**DESCRIPTION OF THE TASK:** Reproduce, exactly and in full, the lines from the one with "Emit a component" through the one with "import * as" in the data below; drop pictures.

**DATASET ROWS:**

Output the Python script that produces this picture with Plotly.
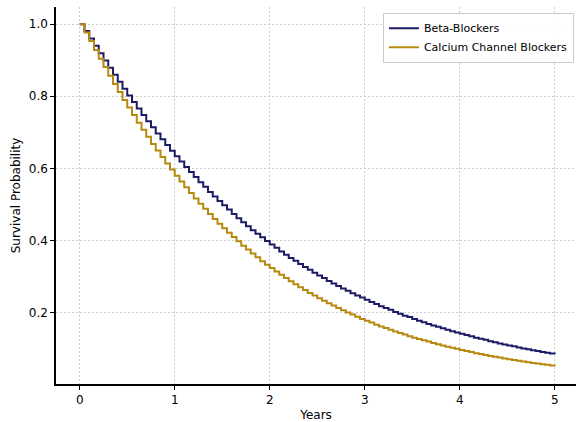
import plotly.graph_objects as go

# Time points (years) at which survival is read, every 0.05 year
years = [round(0.05 * i, 2) for i in range(101)]

beta_blockers = [
    1.000, 0.981, 0.960, 0.940, 0.919, 0.899, 0.879, 0.860, 0.840, 0.821,
    0.802, 0.784, 0.766, 0.748, 0.731, 0.714, 0.697, 0.681, 0.665, 0.649,
    0.634, 0.619, 0.604, 0.590, 0.576, 0.562, 0.549, 0.535, 0.522, 0.510,
    0.498, 0.486, 0.474, 0.462, 0.451, 0.440, 0.429, 0.419, 0.409, 0.399,
    0.389, 0.380, 0.370, 0.361, 0.352, 0.344, 0.335, 0.327, 0.319, 0.311,
    0.303, 0.296, 0.288, 0.281, 0.274, 0.267, 0.261, 0.254, 0.248, 0.242,
    0.236, 0.230, 0.224, 0.218, 0.213, 0.208, 0.202, 0.197, 0.192, 0.188,
    0.183, 0.178, 0.174, 0.169, 0.165, 0.161, 0.157, 0.153, 0.149, 0.145,
    0.142, 0.138, 0.135, 0.131, 0.128, 0.125, 0.121, 0.118, 0.115, 0.112,
    0.109, 0.107, 0.104, 0.101, 0.099, 0.096, 0.094, 0.091, 0.089, 0.087,
    0.085,
]

calcium_channel_blockers = [
    1.000, 0.977, 0.953, 0.928, 0.904, 0.881, 0.857, 0.834, 0.812, 0.790,
    0.769, 0.748, 0.727, 0.707, 0.688, 0.668, 0.650, 0.632, 0.614, 0.597,
    0.580, 0.564, 0.548, 0.532, 0.517, 0.502, 0.488, 0.474, 0.460, 0.447,
    0.434, 0.422, 0.410, 0.398, 0.386, 0.375, 0.364, 0.354, 0.343, 0.333,
    0.324, 0.314, 0.305, 0.296, 0.287, 0.279, 0.271, 0.263, 0.255, 0.248,
    0.240, 0.233, 0.226, 0.220, 0.213, 0.207, 0.201, 0.195, 0.189, 0.183,
    0.178, 0.173, 0.167, 0.162, 0.158, 0.153, 0.148, 0.144, 0.140, 0.135,
    0.131, 0.127, 0.124, 0.120, 0.116, 0.113, 0.109, 0.106, 0.103, 0.100,
    0.097, 0.094, 0.091, 0.088, 0.086, 0.083, 0.080, 0.078, 0.076, 0.073,
    0.071, 0.069, 0.067, 0.065, 0.063, 0.061, 0.059, 0.057, 0.056, 0.054,
    0.052,
]

series_names = ["Beta-Blockers", "Calcium Channel Blockers"]
series_colors = ["#1c1c66", "#b8890f"]

x_ticks = [0, 1, 2, 3, 4, 5]
y_ticks = [0.2, 0.4, 0.6, 0.8, 1.0]

FONT = "DejaVu Sans, Liberation Sans, sans-serif"

fig = go.Figure()
for name, vals, col in zip(series_names, [beta_blockers, calcium_channel_blockers], series_colors):
    fig.add_trace(go.Scatter(
        x=years, y=vals, name=name, mode="lines",
        line=dict(color=col, width=2, shape="hv"),
    ))

axis_common = dict(
    showline=True, linecolor="black", linewidth=1.5, mirror=False,
    ticks="outside", ticklen=4, tickwidth=1.2, tickcolor="black",
    showgrid=True, gridcolor="#cdcdcd", griddash="2px,2px", gridwidth=1,
    zeroline=False,
    tickfont=dict(family=FONT, size=12, color="black"),
)

fig.update_layout(
    width=576, height=422,
    margin=dict(l=56, r=0, t=7, b=38),
    paper_bgcolor="white", plot_bgcolor="white",
    font=dict(family=FONT, size=12, color="black"),
    xaxis=dict(
        range=[-0.25, 5.224], tickvals=x_ticks,
        title=dict(text="Years", font=dict(family=FONT, size=12), standoff=4),
        **axis_common,
    ),
    yaxis=dict(
        range=[0.0025, 1.0475], tickvals=y_ticks, tickformat=".1f",
        title=dict(text="Survival Probability", font=dict(family=FONT, size=12), standoff=6),
        **axis_common,
    ),
    legend=dict(
        x=0.996, y=0.985, xanchor="right", yanchor="top",
        bgcolor="rgba(255,255,255,0.9)", bordercolor="#cccccc", borderwidth=1,
        font=dict(family=FONT, size=11, color="black"),
        tracegroupgap=0, itemwidth=30,
    ),
    showlegend=True,
)

fig.write_html("out.html")
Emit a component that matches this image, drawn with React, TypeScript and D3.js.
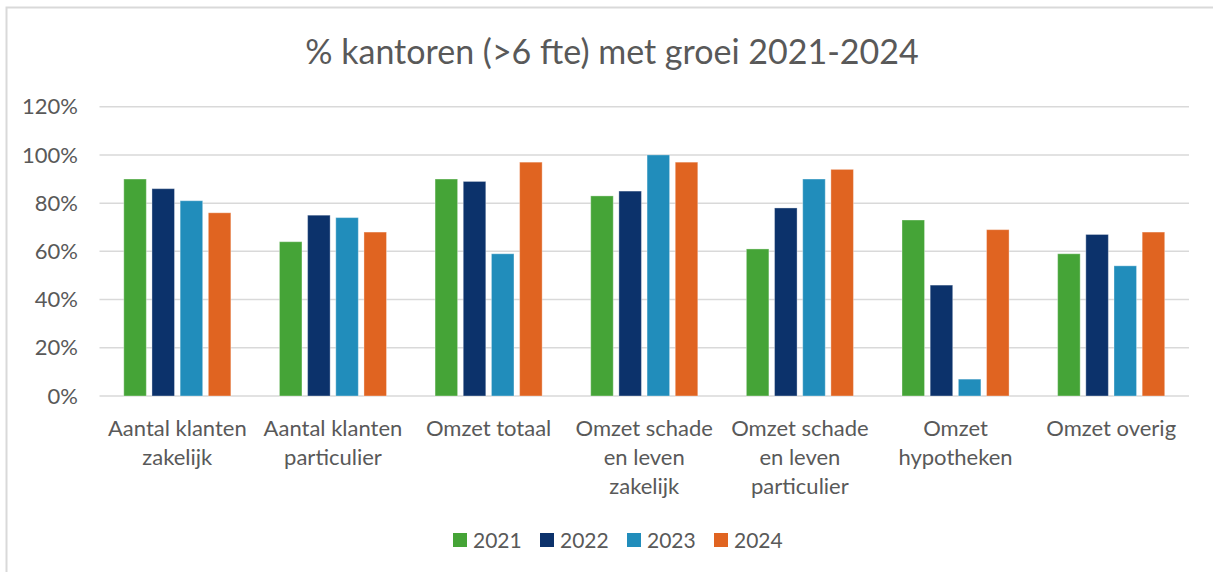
import React from "react";
import * as d3 from "d3";

const categories: string[][] = [
  ["Aantal klanten", "zakelijk"],
  ["Aantal klanten", "particulier"],
  ["Omzet totaal"],
  ["Omzet schade", "en leven", "zakelijk"],
  ["Omzet schade", "en leven", "particulier"],
  ["Omzet", "hypotheken"],
  ["Omzet overig"],
];
const seriesNames = ["2021", "2022", "2023", "2024"];
const values2021 = [90, 64, 90, 83, 61, 73, 59];
const values2022 = [86, 75, 89, 85, 78, 46, 67];
const values2023 = [81, 74, 59, 100, 90, 7, 54];
const values2024 = [76, 68, 97, 97, 94, 69, 68];
const seriesValues = [values2021, values2022, values2023, values2024];
const seriesColors = ["#45A437", "#0C326B", "#218DBB", "#E06421"];
const yTicks = [0, 20, 40, 60, 80, 100, 120];
const title = "% kantoren (>6 fte) met groei 2021-2024";

const W = 1213;
const H = 572;
const FONT = "Lato, 'Open Sans', sans-serif";
const TEXT = "#595959";

export default function App() {
  const x0 = 99.5;
  const x1 = 1189;
  const yTop = 106.7;
  const yBottom = 396;
  const x = d3
    .scaleBand<number>()
    .domain(categories.map((_, i) => i))
    .range([x0, x1]);
  const y = d3.scaleLinear().domain([0, 120]).range([yBottom, yTop]);
  const groupW = x.bandwidth() * 0.688;
  const inner = d3
    .scaleBand<number>()
    .domain(seriesNames.map((_, i) => i))
    .range([0, groupW])
    .paddingInner(0.2);
  const groupOffset = (x.bandwidth() - groupW) / 2;

  const legendX = [453, 540, 627, 714];

  return (
    <svg
      width={W}
      height={H}
      style={{ position: "absolute", left: 0, top: 0, display: "block" }}
      fontFamily={FONT}
    >
      <rect x={0} y={0} width={W} height={H} fill="#fff" />
      <rect
        x={6.5}
        y={7.5}
        width={W + 20}
        height={H + 20}
        fill="#fff"
        stroke="#D9D9D9"
        strokeWidth={2}
      />
      <text
        x={612}
        y={64}
        textAnchor="middle"
        fontSize={34}
        fill={TEXT}
      >
        {title}
      </text>
      {yTicks.map((t) => (
        <g key={t}>
          <line
            x1={x0}
            x2={x1}
            y1={y(t)}
            y2={y(t)}
            stroke="#D9D9D9"
            strokeWidth={1.5}
          />
          <text
            x={78}
            y={y(t)}
            dy="0.35em"
            textAnchor="end"
            fontSize={22}
            fill={TEXT}
          >
            {t}%
          </text>
        </g>
      ))}
      {seriesValues.map((vals, si) =>
        vals.map((v, ci) => (
          <rect
            key={`${si}-${ci}`}
            x={(x(ci) ?? 0) + groupOffset + (inner(si) ?? 0)}
            y={y(v)}
            width={inner.bandwidth()}
            height={yBottom - y(v)}
            fill={seriesColors[si]}
            stroke="#ffffff"
            strokeOpacity={0.35}
            strokeWidth={1}
          />
        ))
      )}
      {categories.map((lines, ci) => (
        <text
          key={ci}
          textAnchor="middle"
          fontSize={22}
          fill={TEXT}
        >
          {lines.map((l, li) => (
            <tspan
              key={li}
              x={(x(ci) ?? 0) + x.bandwidth() / 2}
              y={436 + li * 29}
            >
              {l}
            </tspan>
          ))}
        </text>
      ))}
      {seriesNames.map((s, si) => (
        <g key={s}>
          <rect
            x={legendX[si]}
            y={533}
            width={14}
            height={14}
            fill={seriesColors[si]}
          />
          <text x={legendX[si] + 20} y={548} fontSize={21} fill={TEXT}>
            {s}
          </text>
        </g>
      ))}
    </svg>
  );
}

**THE SOLUTION:**
Emit a component that matches this image, drawn with React, TypeScript and D3.js.
import React from "react";
import * as d3 from "d3";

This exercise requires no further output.